Fix quality metadata logged alongside position
Correction source (mountpoint, provider, latency) logged with position
Event-triggered high-resolution logging defined
Data retention policy documented by data type
Post-incident replay capability confirmed with correction provider
Access controls defined for historical position data

Part 5: Scaling from Pilot to Fleet, What Changes

A 5-robot pilot and a 200-robot fleet face the same technical requirements. What changes is the cost of getting them wrong.

Credential management works fine when you're manually configuring five devices but becomes a vulnerability when you're managing two hundred. Automate it early.

Datum inconsistencies that produce a 10 cm offset on one robot are still a 10 cm offset on two hundred robots, but now they're producing 200 bad data points per second instead of five. Establish your datum strategy at pilot, not at scale.

Bandwidth assumptions made during a pilot with five devices and good LTE coverage may not hold at a 50-device deployment in a building with three LTE dead zones. Model bandwidth per device, not just aggregate.

Excursion events, the tail of the accuracy distribution where positioning degrades beyond application tolerance, occur rarely per device but frequently across a large fleet. A correction architecture that produces a positioning excursion 0.5% of the time will produce roughly one excursion per device per 200 operating hours. Across a 100-device fleet running 10 hours/day, that's an excursion somewhere in the fleet roughly every 2 hours. Design your safety architecture accordingly, and evaluate correction providers on 99th-percentile tail performance, not median accuracy.

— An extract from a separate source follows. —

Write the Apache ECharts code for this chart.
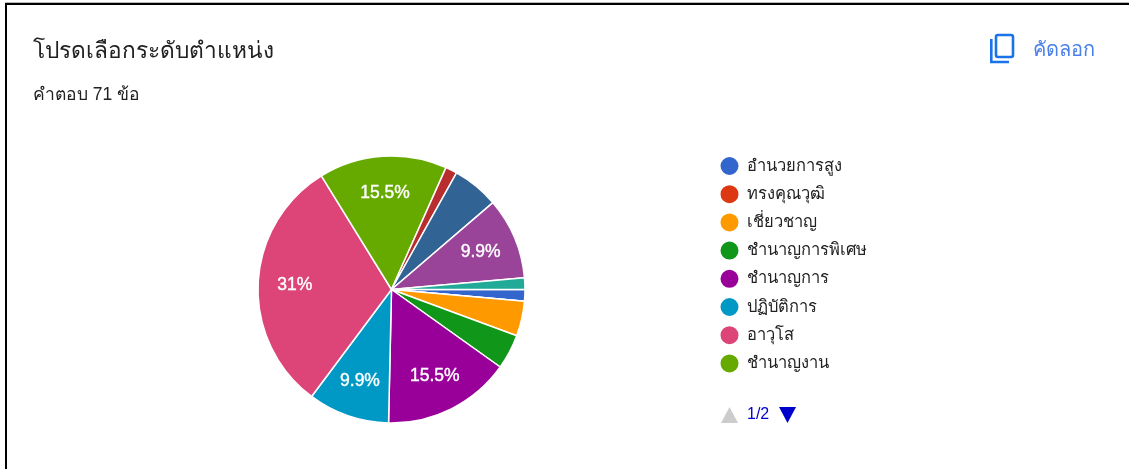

Network density beneath your correction provider becomes more visible at scale. When one device in a fleet has a bad positioning day, it might be equipment. When five devices in the same geographic area have bad days simultaneously, it's almost certainly atmospheric, and the question is whether your correction network had adequate station density to sample and correct for that atmospheric event. Ask your provider for inter-station spacing in your deployment region, not just coverage area.

A Framework for Mixed-Fleet Positioning Architecture

Putting it together, a positioning architecture that scales across open, mixed-fleet environments rests on five decisions made explicitly rather than by default:

Corrections delivery protocol and quality: RTCM/NTRIP with MSM7, monitored latency, resilient reconnection logic, and bandwidth budgeted per device.
Provisioning model: Per-device or per-group credentials managed via API, mountpoint assignment centralized and auditable, connection state surfaced to fleet manager.
Datum strategy: Single site datum documented before deployment, transformation applied at one layer, verified against control points at commissioning.
Telemetry architecture: Fix quality metadata logged, correction source traced, high-resolution data captured on events, historical data access-controlled.
Network density evaluation: Correction provider assessed on inter-station spacing and 99th-percentile tail performance, not just coverage area or correction type.

None of these decisions require a particular vendor, a particular receiver, or a particular correction type. They're architectural decisions that work across the open autonomy stack, and making them explicitly is what separates positioning infrastructure that scales from positioning infrastructure that surprises you.

Aaron Nathan is CEO of Point One Navigation, which builds precise positioning infrastructure for autonomous systems, including GNSS correction services used in mining, construction, and logistics.